What is required.
Starting at the first line of the data, please print exactly those lines through the one that holds "y_ticks = [0, 200, 400, 600, 800, 1000, 1200, 1400, 1600]", omitting every picture.

Information supplied.
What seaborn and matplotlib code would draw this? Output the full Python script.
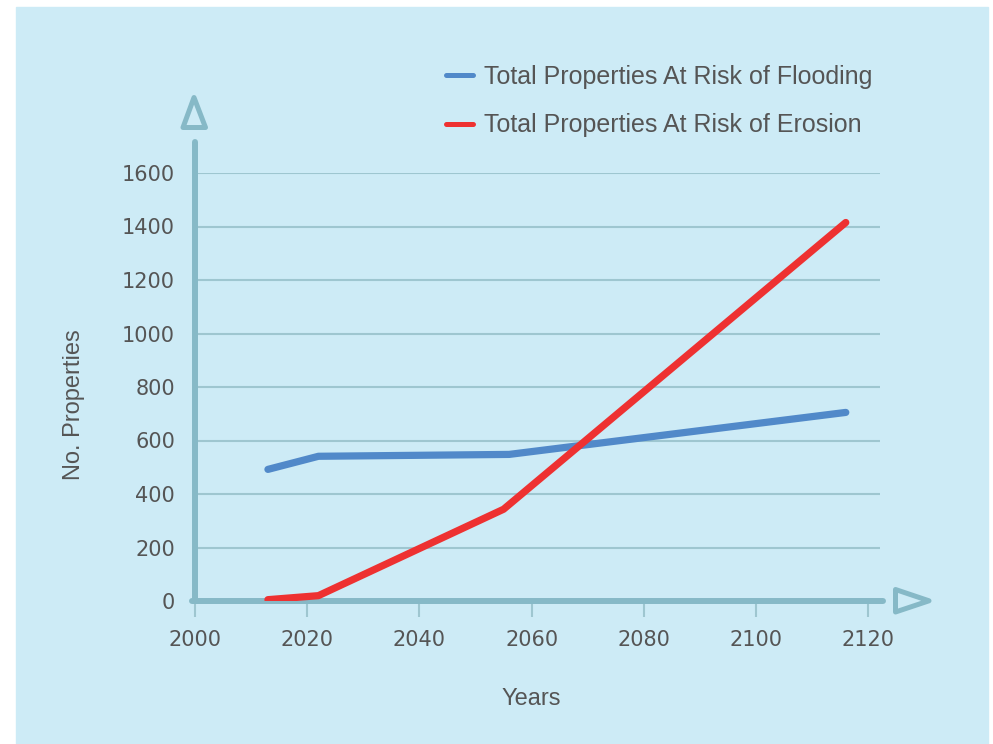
import pandas as pd
import matplotlib.pyplot as plt
import seaborn as sns
from matplotlib.patches import Rectangle, Polygon
from matplotlib.lines import Line2D

# data
years_flooding = [2013, 2022, 2056, 2116]
flooding = [492, 541, 548, 705]
years_erosion = [2013, 2022, 2055, 2116]
erosion = [5, 20, 343, 1415]
series_names = ["Total Properties At Risk of Flooding",
                "Total Properties At Risk of Erosion"]
x_ticks = [2000, 2020, 2040, 2060, 2080, 2100, 2120]
y_ticks = [0, 200, 400, 600, 800, 1000, 1200, 1400, 1600]

BG = "#cdebf6"
AXIS = "#86b9c7"
GRID = "#9ec6d0"
TEXT = "#555555"
BLUE = "#5189c9"
RED = "#ee3131"

W, H = 993, 744


def fx(px):
    return px / W


def fy(py):
    return 1 - py / H


sns.set_style("white")
plt.rcParams["font.family"] = ["Liberation Sans", "DejaVu Sans"]

df = pd.concat([
    pd.DataFrame({"Year": years_flooding, "Properties": flooding, "Series": series_names[0]}),
    pd.DataFrame({"Year": years_erosion, "Properties": erosion, "Series": series_names[1]}),
])

fig = plt.figure(figsize=(9.93, 7.44), dpi=100)
fig.patch.set_facecolor("white")
fig.patches.append(Rectangle((fx(16), 0), fx(988) - fx(16), fy(7),
                             transform=fig.transFigure, color=BG, zorder=-1))

ax = fig.add_axes([fx(195), fy(601), fx(880) - fx(195), fy(173) - fy(601)])
ax.set_facecolor("none")

sns.lineplot(data=df, x="Year", y="Properties", hue="Series",
             palette=[BLUE, RED], linewidth=5.2, solid_capstyle="round",
             legend=False, ax=ax, zorder=3)

ax.set_xlim(2000, 2122.1)
ax.set_ylim(0, 1600)
ax.set_xticks(x_ticks, labels=[str(v) for v in x_ticks], fontfamily="DejaVu Sans")
ax.set_yticks(y_ticks, labels=[str(v) for v in y_ticks], fontfamily="DejaVu Sans")
ax.tick_params(axis="x", bottom=True, length=11.5, width=1.5, color=GRID,
               pad=9.7, labelsize=15, labelcolor=TEXT)
ax.tick_params(axis="y", left=False, length=0, pad=14.4, labelsize=15,
               labelcolor=TEXT)
ax.grid(axis="y", color=GRID, linewidth=1.5)
ax.grid(axis="x", visible=False)
ax.set_axisbelow(True)
for s in ax.spines.values():
    s.set_visible(False)

# thick axis lines with arrow heads
ax.plot([-0.0044, 1.0044], [0, 0], transform=ax.transAxes, color=AXIS,
        lw=4.3, solid_capstyle="round", clip_on=False, zorder=2)
ax.plot([0, 0], [0, (601 - 142) / 428], transform=ax.transAxes, color=AXIS,
        lw=4.3, solid_capstyle="round", clip_on=False, zorder=2)
for pts in ([(194, 97.5), (183, 127.5), (205.5, 127.5)],
            [(895.5, 589.5), (895.5, 612), (929, 600.8)]):
    fig.patches.append(Polygon([(fx(a), fy(b)) for a, b in pts], closed=True,
                               fill=False, ec=AXIS, lw=3.6, joinstyle="round",
                               transform=fig.transFigure, zorder=2))

ax.set_xlabel("Years", fontsize=17, color=TEXT)
ax.xaxis.set_label_coords((531 - 195) / 685, (601 - 688) / 428)
ax.set_ylabel("No. Properties", fontsize=17, color=TEXT)
ax.yaxis.set_label_coords((85 - 195) / 685, (601 - 405) / 428)

handles = [Line2D([], [], color=BLUE, lw=3.6, solid_capstyle="round"),
           Line2D([], [], color=RED, lw=3.6, solid_capstyle="round")]
fig.legend(handles, series_names, loc="upper left",
           bbox_to_anchor=(fx(445.5), fy(65)), frameon=False, fontsize=18,
           handlelength=1.1, handletextpad=0.45, labelspacing=0.97,
           borderpad=0, borderaxespad=0, labelcolor=TEXT)

fig.savefig("out.png", dpi=100)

Answer in full.
What seaborn and matplotlib code would draw this? Output the full Python script.
import pandas as pd
import matplotlib.pyplot as plt
import seaborn as sns
from matplotlib.patches import Rectangle, Polygon
from matplotlib.lines import Line2D

# data
years_flooding = [2013, 2022, 2056, 2116]
flooding = [492, 541, 548, 705]
years_erosion = [2013, 2022, 2055, 2116]
erosion = [5, 20, 343, 1415]
series_names = ["Total Properties At Risk of Flooding",
                "Total Properties At Risk of Erosion"]
x_ticks = [2000, 2020, 2040, 2060, 2080, 2100, 2120]
y_ticks = [0, 200, 400, 600, 800, 1000, 1200, 1400, 1600]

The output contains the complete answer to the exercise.